And yet, I do believe that the topics of her poetry are exactly the kinds of themes and issues that should and need to be addressed, both from the pulpit and in the classrooms of churches and synagogues, and our religious institutions.
Now, I cannot speak for other religious traditions, but for me, Judaism is a spiritual practice and discipline that is all about sanctifying—making holy—our words and deeds and actions. I often ask my students to define the word “holy” or “kadosh” in Hebrew. The smart alecks reply, “not holy”. After a more serious conversation, we come to learn that in my tradition, holy means special, unique, different, set apart, extraordinary. The opposite is common or usual. Now, in truth, life would be pretty okay if each moment were ordinary, like the last. But Jewish spiritual tradition, through prayer, meditation, language, ritual and acts, allows us to take the ordinary and make it special, even extraordinary.

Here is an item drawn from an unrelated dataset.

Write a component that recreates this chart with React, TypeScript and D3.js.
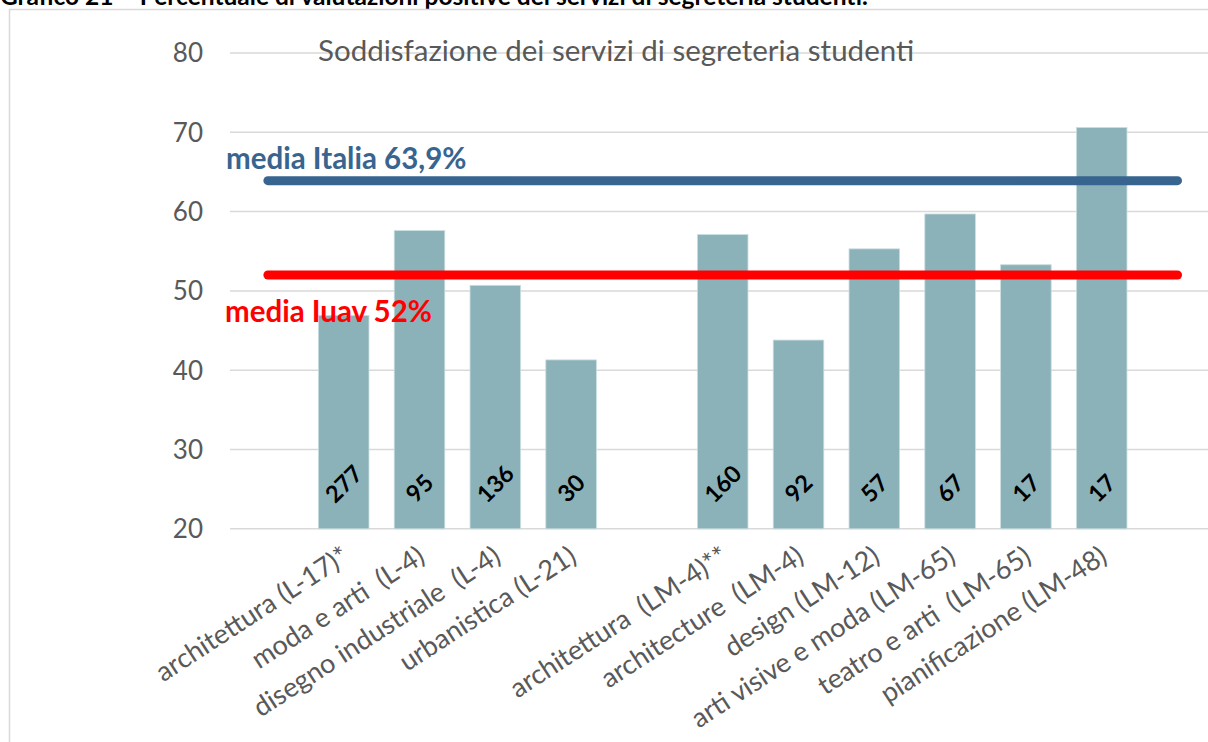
import React from "react";
import * as d3 from "d3";

const categories = [
  "",
  "architettura (L-17)*",
  "moda e arti  (L-4)",
  "disegno industriale  (L-4)",
  "urbanistica (L-21)",
  "",
  "architettura  (LM-4)**",
  "architecture  (LM-4)",
  "design (LM-12)",
  "arti visive e moda (LM-65)",
  "teatro e arti  (LM-65)",
  "pianificazione (LM-48)",
  "",
];
const values: (number | null)[] = [null, 46.9, 57.6, 50.7, 41.3, null, 57.1, 43.8, 55.3, 59.7, 53.3, 70.6, null];
const counts: (string | null)[] = [null, "277", "95", "136", "30", null, "160", "92", "57", "67", "17", "17", null];
const yTicks = [20, 30, 40, 50, 60, 70, 80];
const mediaItalia = 63.9;
const mediaIuav = 52;
const chartTitle = "Soddisfazione dei servizi di segreteria studenti";
const docTitle = "Grafico 21 – Percentuale di valutazioni positive dei servizi di segreteria studenti.";
const labelItalia = "media Italia 63,9%";
const labelIuav = "media Iuav 52%";

const W = 1208;
const H = 742;
const FONT = "Lato, 'Open Sans', sans-serif";
const GREY = "#595959";
const GRID = "#d9d9d9";
const BAR = "#8bb2b9";
const BLUE = "#386590";
const RED = "#ff0000";

export default function App() {
  const keys = categories.map((_, i) => String(i));
  const x = d3.scaleBand<string>().domain(keys).range([230, 230 + 13 * 75.8]).paddingInner(1 / 3).paddingOuter(1 / 6);
  const y = d3.scaleLinear().domain([20, 80]).range([528.8, 53]);
  const step = x.step();
  const bw = x.bandwidth();
  const cx = (i: number) => (x(keys[i]) as number) + bw / 2;
  const base = y(20);
  const x0 = cx(0);
  const x1 = cx(categories.length - 1);

  return (
    <div style={{ position: "absolute", left: 0, top: 0 }}>
      <svg width={W} height={H} style={{ display: "block", background: "#fff" }} fontFamily={FONT}>
        <rect x={0} y={0} width={W} height={H} fill="#fff" />
        <text x={0} y={5} fontSize={24.5} fontWeight="bold" fill="#000">{docTitle}</text>
        <path d={`M9.5,${H + 5} V9.5 H${W + 5}`} fill="none" stroke={GRID} strokeWidth={1.5} />
        {yTicks.map((t) => (
          <g key={t}>
            <line x1={230} x2={230 + 13 * step} y1={y(t)} y2={y(t)} stroke={GRID} strokeWidth={1.5} />
            <text x={203} y={y(t)} dy="0.36em" textAnchor="end" fontSize={26} fill={GREY}>{t}</text>
          </g>
        ))}
        <text x={318} y={61} fontSize={29.5} fill={GREY}>{chartTitle}</text>
        {values.map((v, i) =>
          v == null ? null : (
            <rect key={i} x={x(keys[i])} y={y(v)} width={bw} height={base - y(v)} fill={BAR} stroke="#c9dcdf" strokeWidth={0.8} />
          )
        )}
        {counts.map((c, i) => {
          if (c == null) return null;
          const L = c.length * 12.2;
          const cy = base - 25 - (L + 20) * 0.354;
          return (
            <text key={i} transform={`translate(${cx(i)},${cy}) rotate(-45)`} textAnchor="middle" dy="0.36em" fontSize={23.5} fontWeight="bold" fill="#000">{c}</text>
          );
        })}
        {categories.map((c, i) =>
          c === "" ? null : (
            <text key={i} transform={`translate(${cx(i) + 2},${base + 24}) rotate(-33)`} textAnchor="end" dy="0.35em" fontSize={27} fill={GREY} style={{ whiteSpace: "pre" }}>{c}</text>
          )
        )}
        <line x1={x0} x2={x1} y1={y(mediaItalia)} y2={y(mediaItalia)} stroke={BLUE} strokeWidth={9} strokeLinecap="round" />
        <line x1={x0} x2={x1} y1={y(mediaIuav)} y2={y(mediaIuav)} stroke={RED} strokeWidth={9} strokeLinecap="round" />
        <text x={226} y={169} fontSize={29.5} fontWeight="bold" fill={BLUE}>{labelItalia}</text>
        <text x={225} y={322} fontSize={29.5} fontWeight="bold" fill={RED}>{labelIuav}</text>
      </svg>
    </div>
  );
}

By saying a blessing before we eat, we take time to acknowledge the action we are about to do, that we have food, that people prepared it, etc. By saying a blessing over Shabbat candles,we help make this day different from the other days of the week. And the list goes on. Even (maybe especially) sex can be holy, and our bodies, created in the image of God, are surely vessels for holy acts.
I think that is what Sharon Olds is trying to get us to think about in her poetry, and in her conversation with Tippett. Rabbi Kuk, the first chief rabbi of Palestine wrote: “our task is to take the old, and make it new, and the new and make it holy”.